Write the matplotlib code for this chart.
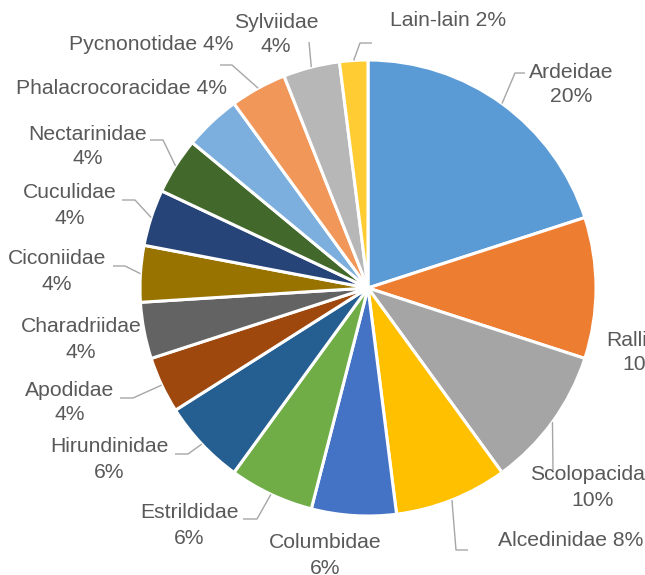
import matplotlib
matplotlib.use("Agg")
import matplotlib.pyplot as plt
import numpy as np

categories = ["Ardeidae", "Rallidae", "Scolopacidae", "Alcedinidae", "Columbidae",
              "Estrildidae", "Hirundinidae", "Apodidae", "Charadriidae", "Ciconiidae",
              "Cuculidae", "Nectarinidae", "Phalacrocoracidae", "Pycnonotidae",
              "Sylviidae", "Lain-lain"]
values = [20, 10, 10, 8, 6, 6, 6, 4, 4, 4, 4, 4, 4, 4, 4, 2]
colors = ["#5B9BD5", "#ED7D31", "#A5A5A5", "#FFC000", "#4472C4", "#70AD47",
          "#255E91", "#9E480E", "#636363", "#997300", "#264478", "#43682B",
          "#7CAFDD", "#F1975A", "#B7B7B7", "#FFCD33"]

W, H = 645, 575
CX, CY, R = 368, 288, 228  # pixel layout

# label layout: (x_center, y_center of first line, single_line?) in pixels
label_pos = {
    "Ardeidae": (571, 72, False),
    "Rallidae": (644, 340, False),
    "Scolopacidae": (593, 475, False),
    "Alcedinidae": (571, 540, True),
    "Columbidae": (325, 543, False),
    "Estrildidae": (189, 513, False),
    "Hirundinidae": (109, 447, False),
    "Apodidae": (70, 390, False),
    "Charadriidae": (81, 327, False),
    "Ciconiidae": (57, 259, False),
    "Cuculidae": (70, 193, False),
    "Nectarinidae": (88, 134, False),
    "Phalacrocoracidae": (122, 89, True),
    "Pycnonotidae": (151, 45, True),
    "Sylviidae": (276, 22, False),
    "Lain-lain": (448, 21, True),
}
# leader line waypoints after the wedge-edge start (pixels)
leaders = {
    "Ardeidae": [(515, 73), (525, 73)],
    "Scolopacidae": [(553, 470)],
    "Alcedinidae": [(456, 550), (468, 550)],
    "Estrildidae": [(257, 519), (243, 519)],
    "Hirundinidae": [(188, 454), (175, 454)],
    "Apodidae": [(133, 398), (120, 398)],
    "Ciconiidae": [(125, 266), (113, 266)],
    "Cuculidae": [(135, 200), (122, 200)],
    "Nectarinidae": [(163, 140), (150, 140)],
    "Pycnonotidae": [(232, 65), (220, 65)],
    "Sylviidae": [(309, 42)],
    "Lain-lain": [(360, 43), (372, 43)],
}

plt.rcParams["font.family"] = ["Liberation Sans", "DejaVu Sans"]
fig = plt.figure(figsize=(W / 100, H / 100), dpi=100)
ax = fig.add_axes([0, 0, 1, 1])

def fy(y):
    return H - y

wedges, _ = ax.pie(values, colors=colors, startangle=90, counterclock=False,
                   center=(CX, fy(CY)), radius=R,
                   wedgeprops=dict(edgecolor="white", linewidth=2.2),
                   frame=True)
ax.set_xlim(0, W)
ax.set_ylim(0, H)
ax.set_aspect("equal")
ax.axis("off")

txt_color = "#595959"
fs = 15.2
line_h = 25
for w, cat, v in zip(wedges, categories, values):
    x, y, single = label_pos[cat]
    if single:
        ax.text(x, fy(y), f"{cat} {v}%", ha="center", va="center",
                fontsize=fs, color=txt_color)
    else:
        ax.text(x, fy(y), cat, ha="center", va="center", fontsize=fs, color=txt_color)
        ax.text(x, fy(y + line_h), f"{v}%", ha="center", va="center",
                fontsize=fs, color=txt_color)
    if cat in leaders:
        mid = np.deg2rad((w.theta1 + w.theta2) / 2)
        sx = CX + R * np.cos(mid)
        sy = fy(CY) + R * np.sin(mid)
        pts = [(sx, sy)] + [(px, fy(py)) for px, py in leaders[cat]]
        xs, ys = zip(*pts)
        ax.plot(xs, ys, color="#A6A6A6", linewidth=1.0, solid_capstyle="butt")

fig.savefig("out.png", dpi=100)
════════
EXERCISE DETAILS >>
Repeat only the lines from the beginning of the material through the line containing "CX, CY, R = 368, 288, 228", both ends kept, leaving pictures out.

COMPLETED TASK >>
Write the matplotlib code for this chart.
import matplotlib
matplotlib.use("Agg")
import matplotlib.pyplot as plt
import numpy as np

categories = ["Ardeidae", "Rallidae", "Scolopacidae", "Alcedinidae", "Columbidae",
              "Estrildidae", "Hirundinidae", "Apodidae", "Charadriidae", "Ciconiidae",
              "Cuculidae", "Nectarinidae", "Phalacrocoracidae", "Pycnonotidae",
              "Sylviidae", "Lain-lain"]
values = [20, 10, 10, 8, 6, 6, 6, 4, 4, 4, 4, 4, 4, 4, 4, 2]
colors = ["#5B9BD5", "#ED7D31", "#A5A5A5", "#FFC000", "#4472C4", "#70AD47",
          "#255E91", "#9E480E", "#636363", "#997300", "#264478", "#43682B",
          "#7CAFDD", "#F1975A", "#B7B7B7", "#FFCD33"]

W, H = 645, 575
CX, CY, R = 368, 288, 228  # pixel layout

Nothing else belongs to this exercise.